I came across this article a few years back that was great. It has example code for Lumen and a repo to reference. Essentially you put your other micro service apps behind a gateway app that fetches and builds the response from the registered services asynchronously.
https://medium.com/@poweredlocal/developing-a-simple-api-gateway-in-php-and-lumen-f84756cce043
You shouldn’t limit yourself looking specifically for microservices in PHP. I haven’t. Distributed systems and microservices is more about design patterns and the design of the solution.
SOLID principles and specifically Domain Driven Design is what I find to do the job better when building a microservice (or any service really). Heavy usage of caching in everything that you can is extremely helpful in order to get the speeds.
Microsoft’s msdn for building microservices is, from what I have seen, the best explaining core concepts of distributed systems with examples when it comes to free online resources. Generally the patterns that you can find in C#/Java can be applied to PHP.
https://docs.microsoft.com/en-us/dotnet/architecture/microservices/microservice-ddd-cqrs-patterns/ for the Microsoft docs. (I am only pointing to one article, the whole chapter and e-book is useful)
Domain Driven Design, also known as the “Big Blue Book” of Eric Evans is highly appreciated based on Stackoverflow surveys: https://domainlanguage.com/ddd/blue-book/
In addition, the DDD in PHP book also is great, and is based on the blue book: https://github.com/dddinphp
Not sure of any books. But I would look towards React PHP, Ratchet and even more so Swoole frameworks. Swoole is more or less the Node.js of PHP (IMO).
Any resource about learning more about microservices in php?
I’ve been having a lot of fun with RabbitMQ consumers.
Doing simple things like offloading mails from the website’s main processes to a dedicated consumer (effectively removing the SMTP mail delay). Or performing scheduled tasks that can be run asynchronously by dumping the tasks into a queue with multiple listeners.
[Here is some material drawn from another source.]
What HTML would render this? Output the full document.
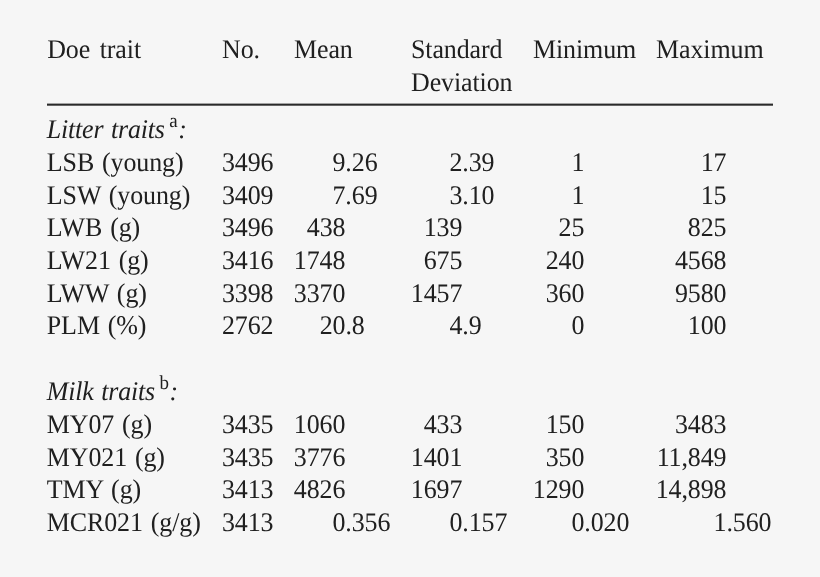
<!DOCTYPE html>
<html><head><meta charset="utf-8"><title>Table</title>
<style>
html,body{margin:0;padding:0;}
body{width:820px;height:577px;background:#f6f6f6;position:relative;overflow:hidden;font-family:"Liberation Serif",serif;font-size:26px;color:#202020;}
.w{position:absolute;left:0;top:0;width:820px;height:577px;transform-origin:0 0;transform:matrix(1,0,0.0015,1.035,0,0);}
.t{position:absolute;white-space:pre;line-height:30px;word-spacing:1.5px;letter-spacing:-0.12px;}
.t i{word-spacing:1.4px;letter-spacing:-0.2px;}
.t sup{font-size:19px;line-height:0;vertical-align:baseline;position:relative;top:-10px;margin-left:4.5px;margin-right:0.5px;letter-spacing:0;font-style:normal;}
.rule{position:absolute;left:0;top:0;}
</style></head><body>
<svg class="rule" width="820" height="577"><rect x="47" y="103.6" width="726" height="2.1" fill="#2a2a2a"/></svg>
<div class="w">
<span class="t" style="left:47.11px;top:32.80px"><span style="word-spacing:3.2px">Doe trait</span></span>
<span class="t" style="left:221.91px;top:32.80px">No.</span>
<span class="t" style="left:293.91px;top:32.80px">Mean</span>
<span class="t" style="left:410.91px;top:32.80px">Standard</span>
<span class="t" style="left:410.86px;top:64.80px">Deviation</span>
<span class="t" style="left:532.91px;top:32.80px">Minimum</span>
<span class="t" style="left:655.91px;top:32.80px">Maximum</span>
<span class="t" style="left:46.59px;top:109.80px"><i>Litter traits</i><sup>a</sup><i>:</i></span>
<span class="t" style="left:46.54px;top:141.80px">LSB (young)</span>
<span class="t" style="left:221.74px;top:141.80px">3496</span>
<span class="t" style="right:474.86px;top:141.80px">9</span>
<span class="t" style="left:345.14px;top:141.80px">.26</span>
<span class="t" style="right:357.96px;top:141.80px">2</span>
<span class="t" style="left:462.04px;top:141.80px">.39</span>
<span class="t" style="right:235.96px;top:141.80px">1</span>
<span class="t" style="right:93.76px;top:141.80px">17</span>
<span class="t" style="left:46.49px;top:173.80px">LSW (young)</span>
<span class="t" style="left:221.69px;top:173.80px">3409</span>
<span class="t" style="right:474.91px;top:173.80px">7</span>
<span class="t" style="left:345.09px;top:173.80px">.69</span>
<span class="t" style="right:358.01px;top:173.80px">3</span>
<span class="t" style="left:461.99px;top:173.80px">.10</span>
<span class="t" style="right:236.01px;top:173.80px">1</span>
<span class="t" style="right:93.81px;top:173.80px">15</span>
<span class="t" style="left:46.45px;top:204.80px">LWB (g)</span>
<span class="t" style="left:221.65px;top:204.80px">3496</span>
<span class="t" style="right:474.95px;top:204.80px">438</span>
<span class="t" style="right:358.05px;top:204.80px">139</span>
<span class="t" style="right:236.05px;top:204.80px">25</span>
<span class="t" style="right:93.85px;top:204.80px">825</span>
<span class="t" style="left:46.40px;top:236.80px">LW21 (g)</span>
<span class="t" style="left:221.60px;top:236.80px">3416</span>
<span class="t" style="right:475.00px;top:236.80px">1748</span>
<span class="t" style="right:358.10px;top:236.80px">675</span>
<span class="t" style="right:236.10px;top:236.80px">240</span>
<span class="t" style="right:93.90px;top:236.80px">4568</span>
<span class="t" style="left:46.35px;top:268.80px">LWW (g)</span>
<span class="t" style="left:221.55px;top:268.80px">3398</span>
<span class="t" style="right:475.05px;top:268.80px">3370</span>
<span class="t" style="right:358.15px;top:268.80px">1457</span>
<span class="t" style="right:236.15px;top:268.80px">360</span>
<span class="t" style="right:93.95px;top:268.80px">9580</span>
<span class="t" style="left:46.30px;top:299.80px">PLM (%)</span>
<span class="t" style="left:221.50px;top:299.80px">2762</span>
<span class="t" style="right:475.10px;top:299.80px">20</span>
<span class="t" style="left:344.90px;top:299.80px">.8</span>
<span class="t" style="right:358.20px;top:299.80px">4</span>
<span class="t" style="left:461.80px;top:299.80px">.9</span>
<span class="t" style="right:236.20px;top:299.80px">0</span>
<span class="t" style="right:94.00px;top:299.80px">100</span>
<span class="t" style="left:46.20px;top:362.80px"><i>Milk traits</i><sup>b</sup><i>:</i></span>
<span class="t" style="left:46.15px;top:394.80px">MY07 (g)</span>
<span class="t" style="left:221.35px;top:394.80px">3435</span>
<span class="t" style="right:475.25px;top:394.80px">1060</span>
<span class="t" style="right:358.35px;top:394.80px">433</span>
<span class="t" style="right:236.35px;top:394.80px">150</span>
<span class="t" style="right:94.15px;top:394.80px">3483</span>
<span class="t" style="left:46.10px;top:426.80px">MY021 (g)</span>
<span class="t" style="left:221.30px;top:426.80px">3435</span>
<span class="t" style="right:475.30px;top:426.80px">3776</span>
<span class="t" style="right:358.40px;top:426.80px">1401</span>
<span class="t" style="right:236.40px;top:426.80px">350</span>
<span class="t" style="right:94.20px;top:426.80px">11,849</span>
<span class="t" style="left:46.05px;top:457.80px">TMY (g)</span>
<span class="t" style="left:221.25px;top:457.80px">3413</span>
<span class="t" style="right:475.35px;top:457.80px">4826</span>
<span class="t" style="right:358.45px;top:457.80px">1697</span>
<span class="t" style="right:236.45px;top:457.80px">1290</span>
<span class="t" style="right:94.25px;top:457.80px">14,898</span>
<span class="t" style="left:46.00px;top:489.80px">MCR021 (g/g)</span>
<span class="t" style="left:221.20px;top:489.80px">3413</span>
<span class="t" style="right:475.40px;top:489.80px">0</span>
<span class="t" style="left:344.60px;top:489.80px">.356</span>
<span class="t" style="right:358.50px;top:489.80px">0</span>
<span class="t" style="left:461.50px;top:489.80px">.157</span>
<span class="t" style="right:236.50px;top:489.80px">0</span>
<span class="t" style="left:583.50px;top:489.80px">.020</span>
<span class="t" style="right:94.30px;top:489.80px">1</span>
<span class="t" style="left:725.70px;top:489.80px">.560</span>
</div>
</body></html>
Because the consumers have access to the same domain logic as the websites, it makes it trivial to add things like…templated email bodies. Not having to update multiple domains in multiple languages feels really good.
I just started a job where I am required to know a lot about micro services. Dockerising apps and using kunernetes and the like. We’re there any tutorials that you found helpful? I’m somewhat new to using AWS/ Kube !!
I have very little experience building microservices in PHP – I mainly work with one macroservice – but you should look at https://amphp.org/ and/or https://reactphp.org/ for concurrent PHP, and also https://bref.sh/ for AWS-hosted PHP.
You will find that PHP isn’t ideal for microservices. It can undeniably do the job, but if you’re building everything from scratch a language like Go or Python may be slightly better-suited to the task.
Care to expand a bit on “… PHP isn’t ideal for microservices …” part? I am curious because I haven’t encountered any issues really. What part doesn’t do the job?

PHP isn’t
ideal
Maybe that was true before php 7, but that sure as heck is not true now.
I did something before with just regular PHP and AWS. Each service was basically just polling an SQS queue 24/7 and publishing to SNS.